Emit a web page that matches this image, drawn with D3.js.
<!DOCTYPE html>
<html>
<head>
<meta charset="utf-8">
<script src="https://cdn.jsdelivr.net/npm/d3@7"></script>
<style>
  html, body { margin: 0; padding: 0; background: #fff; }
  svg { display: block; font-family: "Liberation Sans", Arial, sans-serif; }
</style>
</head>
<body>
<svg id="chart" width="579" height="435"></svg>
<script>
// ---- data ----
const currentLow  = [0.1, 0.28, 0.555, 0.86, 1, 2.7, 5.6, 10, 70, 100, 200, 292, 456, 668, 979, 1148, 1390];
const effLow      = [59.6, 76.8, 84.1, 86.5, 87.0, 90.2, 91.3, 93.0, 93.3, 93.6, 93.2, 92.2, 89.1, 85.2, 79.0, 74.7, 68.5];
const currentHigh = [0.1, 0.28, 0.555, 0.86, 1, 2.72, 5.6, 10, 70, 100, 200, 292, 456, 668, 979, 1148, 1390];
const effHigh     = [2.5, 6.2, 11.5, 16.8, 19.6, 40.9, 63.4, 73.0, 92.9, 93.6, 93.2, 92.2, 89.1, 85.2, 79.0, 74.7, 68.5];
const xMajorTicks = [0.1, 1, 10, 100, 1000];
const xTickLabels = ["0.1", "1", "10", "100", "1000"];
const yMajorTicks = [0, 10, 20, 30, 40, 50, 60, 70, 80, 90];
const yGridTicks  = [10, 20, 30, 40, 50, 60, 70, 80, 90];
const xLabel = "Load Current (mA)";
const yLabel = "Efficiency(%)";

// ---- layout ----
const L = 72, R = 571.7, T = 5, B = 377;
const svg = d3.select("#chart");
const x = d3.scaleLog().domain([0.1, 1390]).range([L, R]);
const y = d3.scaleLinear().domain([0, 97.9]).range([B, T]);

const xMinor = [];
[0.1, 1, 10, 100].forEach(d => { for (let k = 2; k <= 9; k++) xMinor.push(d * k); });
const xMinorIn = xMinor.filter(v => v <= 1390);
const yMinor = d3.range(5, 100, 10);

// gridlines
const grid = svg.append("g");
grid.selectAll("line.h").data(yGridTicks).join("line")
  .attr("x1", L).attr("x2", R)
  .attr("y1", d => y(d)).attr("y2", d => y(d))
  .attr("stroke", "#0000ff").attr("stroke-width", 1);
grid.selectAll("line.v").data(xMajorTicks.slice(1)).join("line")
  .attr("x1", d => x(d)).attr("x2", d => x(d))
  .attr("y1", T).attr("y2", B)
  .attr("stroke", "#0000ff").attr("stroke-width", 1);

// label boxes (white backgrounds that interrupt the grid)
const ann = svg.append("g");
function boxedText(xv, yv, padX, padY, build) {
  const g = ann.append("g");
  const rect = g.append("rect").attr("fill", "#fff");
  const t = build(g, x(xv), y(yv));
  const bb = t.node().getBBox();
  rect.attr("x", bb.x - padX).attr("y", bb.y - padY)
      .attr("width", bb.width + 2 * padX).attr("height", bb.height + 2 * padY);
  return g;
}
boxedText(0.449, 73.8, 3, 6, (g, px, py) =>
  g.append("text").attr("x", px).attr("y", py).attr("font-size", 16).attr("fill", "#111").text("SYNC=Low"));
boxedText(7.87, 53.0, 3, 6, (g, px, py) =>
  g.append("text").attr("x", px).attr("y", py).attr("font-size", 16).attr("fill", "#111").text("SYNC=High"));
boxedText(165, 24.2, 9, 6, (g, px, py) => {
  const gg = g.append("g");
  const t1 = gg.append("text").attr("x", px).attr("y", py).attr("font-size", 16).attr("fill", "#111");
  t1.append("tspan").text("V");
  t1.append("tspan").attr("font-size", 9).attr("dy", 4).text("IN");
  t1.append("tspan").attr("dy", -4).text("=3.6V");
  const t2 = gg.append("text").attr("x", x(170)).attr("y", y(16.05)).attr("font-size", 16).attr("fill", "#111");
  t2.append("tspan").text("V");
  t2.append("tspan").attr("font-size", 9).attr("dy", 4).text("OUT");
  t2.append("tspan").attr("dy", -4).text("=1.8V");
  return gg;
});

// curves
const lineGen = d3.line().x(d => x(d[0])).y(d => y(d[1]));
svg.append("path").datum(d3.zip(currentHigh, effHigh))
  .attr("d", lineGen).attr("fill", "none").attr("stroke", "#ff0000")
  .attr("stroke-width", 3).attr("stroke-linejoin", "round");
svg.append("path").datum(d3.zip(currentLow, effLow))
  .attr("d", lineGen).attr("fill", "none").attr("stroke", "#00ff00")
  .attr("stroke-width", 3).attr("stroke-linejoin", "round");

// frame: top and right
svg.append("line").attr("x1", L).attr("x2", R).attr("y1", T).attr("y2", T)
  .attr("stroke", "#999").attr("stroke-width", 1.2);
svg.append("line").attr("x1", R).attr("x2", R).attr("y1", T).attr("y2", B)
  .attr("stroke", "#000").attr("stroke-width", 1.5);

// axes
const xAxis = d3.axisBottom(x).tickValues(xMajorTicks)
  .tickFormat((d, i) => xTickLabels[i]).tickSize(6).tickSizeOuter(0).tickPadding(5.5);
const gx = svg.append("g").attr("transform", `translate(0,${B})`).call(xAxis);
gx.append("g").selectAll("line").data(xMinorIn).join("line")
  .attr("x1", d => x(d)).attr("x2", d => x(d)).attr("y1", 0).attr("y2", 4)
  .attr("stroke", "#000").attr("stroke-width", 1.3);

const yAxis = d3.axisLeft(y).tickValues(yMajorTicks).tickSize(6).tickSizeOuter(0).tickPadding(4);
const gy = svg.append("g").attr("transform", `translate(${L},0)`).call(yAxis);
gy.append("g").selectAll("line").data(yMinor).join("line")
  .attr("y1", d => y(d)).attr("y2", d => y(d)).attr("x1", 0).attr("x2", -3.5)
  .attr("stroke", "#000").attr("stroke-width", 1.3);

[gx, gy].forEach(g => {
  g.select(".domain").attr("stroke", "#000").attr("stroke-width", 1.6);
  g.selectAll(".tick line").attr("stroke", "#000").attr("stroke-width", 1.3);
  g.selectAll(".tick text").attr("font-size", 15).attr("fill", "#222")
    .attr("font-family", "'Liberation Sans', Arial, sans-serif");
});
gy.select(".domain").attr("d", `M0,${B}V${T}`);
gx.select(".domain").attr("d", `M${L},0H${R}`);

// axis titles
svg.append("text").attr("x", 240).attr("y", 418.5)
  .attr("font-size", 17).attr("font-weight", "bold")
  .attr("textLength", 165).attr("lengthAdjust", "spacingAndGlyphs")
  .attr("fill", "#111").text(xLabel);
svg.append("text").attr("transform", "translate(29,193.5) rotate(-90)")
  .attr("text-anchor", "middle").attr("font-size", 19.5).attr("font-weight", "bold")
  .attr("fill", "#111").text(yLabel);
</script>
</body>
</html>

* * *

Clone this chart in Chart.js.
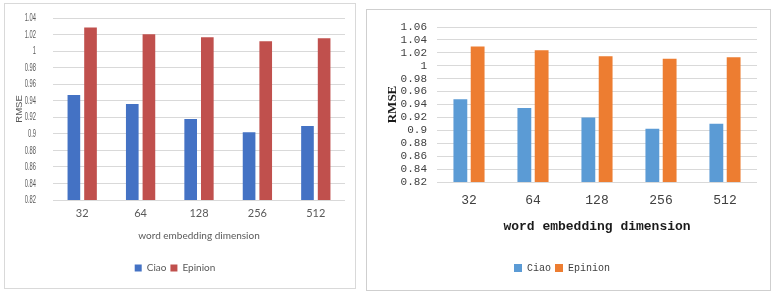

...

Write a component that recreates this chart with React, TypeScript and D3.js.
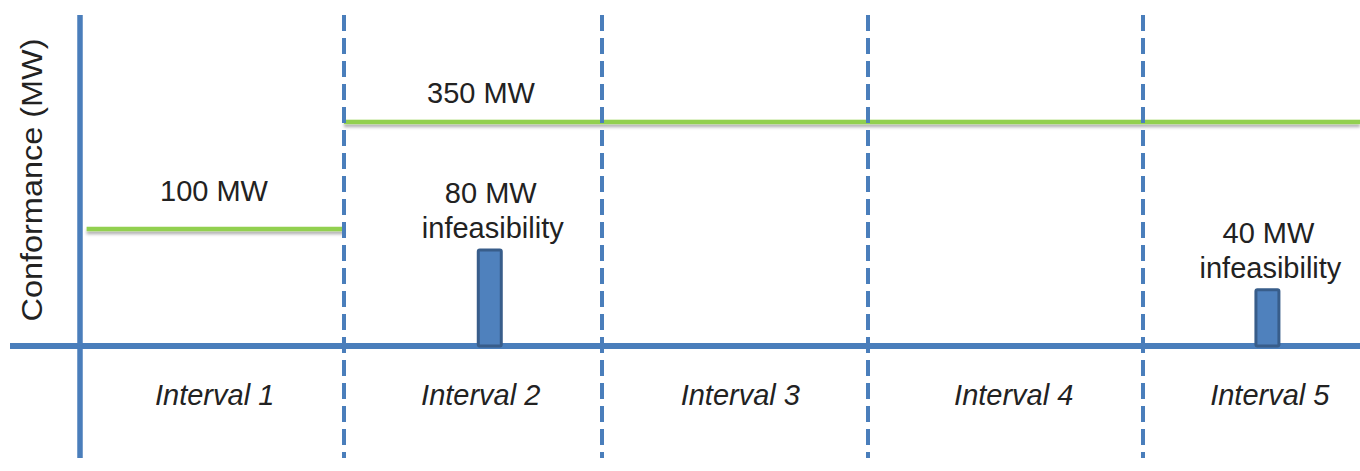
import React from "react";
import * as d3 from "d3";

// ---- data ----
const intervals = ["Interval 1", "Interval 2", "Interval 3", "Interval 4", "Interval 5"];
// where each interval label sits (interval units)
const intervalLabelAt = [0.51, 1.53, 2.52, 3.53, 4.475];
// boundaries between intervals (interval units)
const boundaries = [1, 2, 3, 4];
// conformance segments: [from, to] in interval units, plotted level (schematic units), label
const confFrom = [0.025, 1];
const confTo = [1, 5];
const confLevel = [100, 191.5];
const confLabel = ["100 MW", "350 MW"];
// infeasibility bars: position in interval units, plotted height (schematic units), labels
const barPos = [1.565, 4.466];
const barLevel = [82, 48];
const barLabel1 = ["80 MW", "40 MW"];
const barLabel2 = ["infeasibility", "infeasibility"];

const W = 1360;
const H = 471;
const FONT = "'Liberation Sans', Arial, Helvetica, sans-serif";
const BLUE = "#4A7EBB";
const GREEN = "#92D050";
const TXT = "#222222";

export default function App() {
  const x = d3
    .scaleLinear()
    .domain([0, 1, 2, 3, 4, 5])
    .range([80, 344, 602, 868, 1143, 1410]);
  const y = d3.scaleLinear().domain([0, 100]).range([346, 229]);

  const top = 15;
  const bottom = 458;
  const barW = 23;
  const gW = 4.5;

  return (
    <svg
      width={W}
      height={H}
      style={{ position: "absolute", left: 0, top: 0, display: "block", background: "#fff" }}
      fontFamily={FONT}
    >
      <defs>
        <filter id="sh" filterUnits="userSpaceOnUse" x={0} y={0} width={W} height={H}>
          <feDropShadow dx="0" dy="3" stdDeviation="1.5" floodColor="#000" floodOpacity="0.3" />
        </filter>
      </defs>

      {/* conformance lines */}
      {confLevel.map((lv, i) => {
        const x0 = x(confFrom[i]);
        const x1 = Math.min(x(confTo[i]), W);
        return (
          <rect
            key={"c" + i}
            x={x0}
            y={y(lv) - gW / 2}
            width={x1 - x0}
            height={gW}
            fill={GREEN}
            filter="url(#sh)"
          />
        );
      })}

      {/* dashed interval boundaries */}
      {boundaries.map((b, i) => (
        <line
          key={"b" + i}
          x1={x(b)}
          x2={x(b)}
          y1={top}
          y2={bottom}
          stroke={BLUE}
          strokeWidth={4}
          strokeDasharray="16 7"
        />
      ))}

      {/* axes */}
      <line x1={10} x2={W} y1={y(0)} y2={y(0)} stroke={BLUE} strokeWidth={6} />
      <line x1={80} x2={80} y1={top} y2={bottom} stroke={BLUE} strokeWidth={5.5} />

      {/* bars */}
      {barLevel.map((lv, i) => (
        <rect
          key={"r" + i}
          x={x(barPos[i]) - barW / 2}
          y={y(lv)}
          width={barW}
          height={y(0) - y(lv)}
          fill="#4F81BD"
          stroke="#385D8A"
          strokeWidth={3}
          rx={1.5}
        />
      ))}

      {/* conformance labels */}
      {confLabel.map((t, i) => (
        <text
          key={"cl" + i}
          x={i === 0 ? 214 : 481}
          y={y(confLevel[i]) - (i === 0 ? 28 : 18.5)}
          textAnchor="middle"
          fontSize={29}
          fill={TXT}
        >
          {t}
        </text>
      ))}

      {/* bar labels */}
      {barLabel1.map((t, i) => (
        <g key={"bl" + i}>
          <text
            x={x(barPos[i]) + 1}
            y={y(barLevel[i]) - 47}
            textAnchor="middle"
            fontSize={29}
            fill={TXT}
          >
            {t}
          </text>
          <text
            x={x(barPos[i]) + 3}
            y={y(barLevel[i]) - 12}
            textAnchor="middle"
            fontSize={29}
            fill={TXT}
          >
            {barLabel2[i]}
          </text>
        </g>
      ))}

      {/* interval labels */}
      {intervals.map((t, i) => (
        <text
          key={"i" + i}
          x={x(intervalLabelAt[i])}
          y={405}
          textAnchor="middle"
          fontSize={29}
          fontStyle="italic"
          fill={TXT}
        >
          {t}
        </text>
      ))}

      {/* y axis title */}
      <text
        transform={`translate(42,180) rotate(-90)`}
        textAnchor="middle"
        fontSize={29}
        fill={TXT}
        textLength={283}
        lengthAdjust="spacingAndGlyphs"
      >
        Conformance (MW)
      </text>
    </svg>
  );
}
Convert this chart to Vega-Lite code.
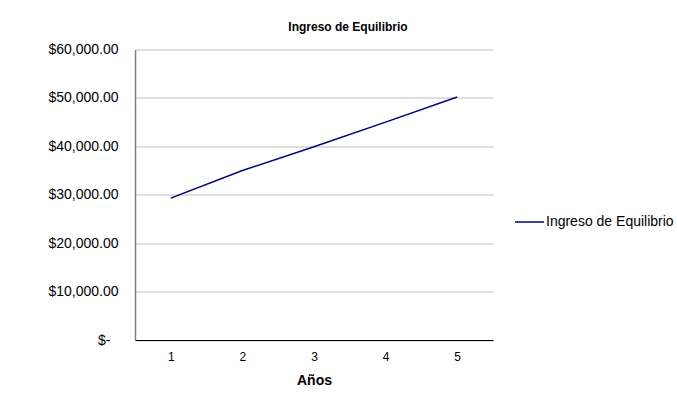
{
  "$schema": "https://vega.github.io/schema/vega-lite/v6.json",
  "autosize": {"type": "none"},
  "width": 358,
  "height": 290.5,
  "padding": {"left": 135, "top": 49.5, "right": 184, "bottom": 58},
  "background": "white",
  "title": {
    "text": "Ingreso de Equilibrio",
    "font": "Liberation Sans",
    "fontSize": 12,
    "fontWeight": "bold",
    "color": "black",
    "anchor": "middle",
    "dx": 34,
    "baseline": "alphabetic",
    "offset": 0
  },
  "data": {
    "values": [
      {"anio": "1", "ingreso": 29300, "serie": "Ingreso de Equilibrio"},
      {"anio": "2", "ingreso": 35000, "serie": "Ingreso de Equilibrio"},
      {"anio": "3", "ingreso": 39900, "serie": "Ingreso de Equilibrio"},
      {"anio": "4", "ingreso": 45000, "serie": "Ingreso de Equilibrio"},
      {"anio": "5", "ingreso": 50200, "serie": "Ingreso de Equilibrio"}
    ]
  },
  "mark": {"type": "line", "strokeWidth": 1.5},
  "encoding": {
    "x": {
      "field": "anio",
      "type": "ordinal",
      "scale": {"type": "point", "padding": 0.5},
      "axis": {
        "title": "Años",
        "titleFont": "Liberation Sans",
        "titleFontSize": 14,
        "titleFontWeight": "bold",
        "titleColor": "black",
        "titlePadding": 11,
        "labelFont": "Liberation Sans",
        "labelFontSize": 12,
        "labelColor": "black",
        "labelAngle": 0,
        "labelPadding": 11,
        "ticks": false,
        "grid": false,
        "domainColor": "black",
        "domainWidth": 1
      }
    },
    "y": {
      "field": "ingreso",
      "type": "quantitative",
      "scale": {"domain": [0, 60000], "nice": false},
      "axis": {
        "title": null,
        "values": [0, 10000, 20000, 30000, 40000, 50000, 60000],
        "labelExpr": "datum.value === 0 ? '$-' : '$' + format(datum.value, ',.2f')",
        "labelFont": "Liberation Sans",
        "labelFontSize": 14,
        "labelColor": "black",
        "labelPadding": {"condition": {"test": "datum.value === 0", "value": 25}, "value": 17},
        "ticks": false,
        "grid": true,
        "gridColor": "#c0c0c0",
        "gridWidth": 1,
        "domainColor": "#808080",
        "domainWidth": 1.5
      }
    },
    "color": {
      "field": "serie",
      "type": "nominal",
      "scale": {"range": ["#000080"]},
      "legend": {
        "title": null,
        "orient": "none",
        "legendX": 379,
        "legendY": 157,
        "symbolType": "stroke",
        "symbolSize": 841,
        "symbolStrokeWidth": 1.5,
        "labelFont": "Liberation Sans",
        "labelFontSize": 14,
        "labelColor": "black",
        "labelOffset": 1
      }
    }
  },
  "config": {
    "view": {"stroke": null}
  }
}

▸ Written task
The lines to quote run from the one containing "Emit a web page" to the one containing "const yMinor = d3.range(5, 100, 10);". Quote them exactly, with both of those lines, and nothing else.

▸ Solution for this exercise
Emit a web page that matches this image, drawn with D3.js.
<!DOCTYPE html>
<html>
<head>
<meta charset="utf-8">
<script src="https://cdn.jsdelivr.net/npm/d3@7"></script>
<style>
  html, body { margin: 0; padding: 0; background: #fff; }
  svg { display: block; font-family: "Liberation Sans", Arial, sans-serif; }
</style>
</head>
<body>
<svg id="chart" width="579" height="435"></svg>
<script>
// ---- data ----
const currentLow  = [0.1, 0.28, 0.555, 0.86, 1, 2.7, 5.6, 10, 70, 100, 200, 292, 456, 668, 979, 1148, 1390];
const effLow      = [59.6, 76.8, 84.1, 86.5, 87.0, 90.2, 91.3, 93.0, 93.3, 93.6, 93.2, 92.2, 89.1, 85.2, 79.0, 74.7, 68.5];
const currentHigh = [0.1, 0.28, 0.555, 0.86, 1, 2.72, 5.6, 10, 70, 100, 200, 292, 456, 668, 979, 1148, 1390];
const effHigh     = [2.5, 6.2, 11.5, 16.8, 19.6, 40.9, 63.4, 73.0, 92.9, 93.6, 93.2, 92.2, 89.1, 85.2, 79.0, 74.7, 68.5];
const xMajorTicks = [0.1, 1, 10, 100, 1000];
const xTickLabels = ["0.1", "1", "10", "100", "1000"];
const yMajorTicks = [0, 10, 20, 30, 40, 50, 60, 70, 80, 90];
const yGridTicks  = [10, 20, 30, 40, 50, 60, 70, 80, 90];
const xLabel = "Load Current (mA)";
const yLabel = "Efficiency(%)";

// ---- layout ----
const L = 72, R = 571.7, T = 5, B = 377;
const svg = d3.select("#chart");
const x = d3.scaleLog().domain([0.1, 1390]).range([L, R]);
const y = d3.scaleLinear().domain([0, 97.9]).range([B, T]);

const xMinor = [];
[0.1, 1, 10, 100].forEach(d => { for (let k = 2; k <= 9; k++) xMinor.push(d * k); });
const xMinorIn = xMinor.filter(v => v <= 1390);
const yMinor = d3.range(5, 100, 10);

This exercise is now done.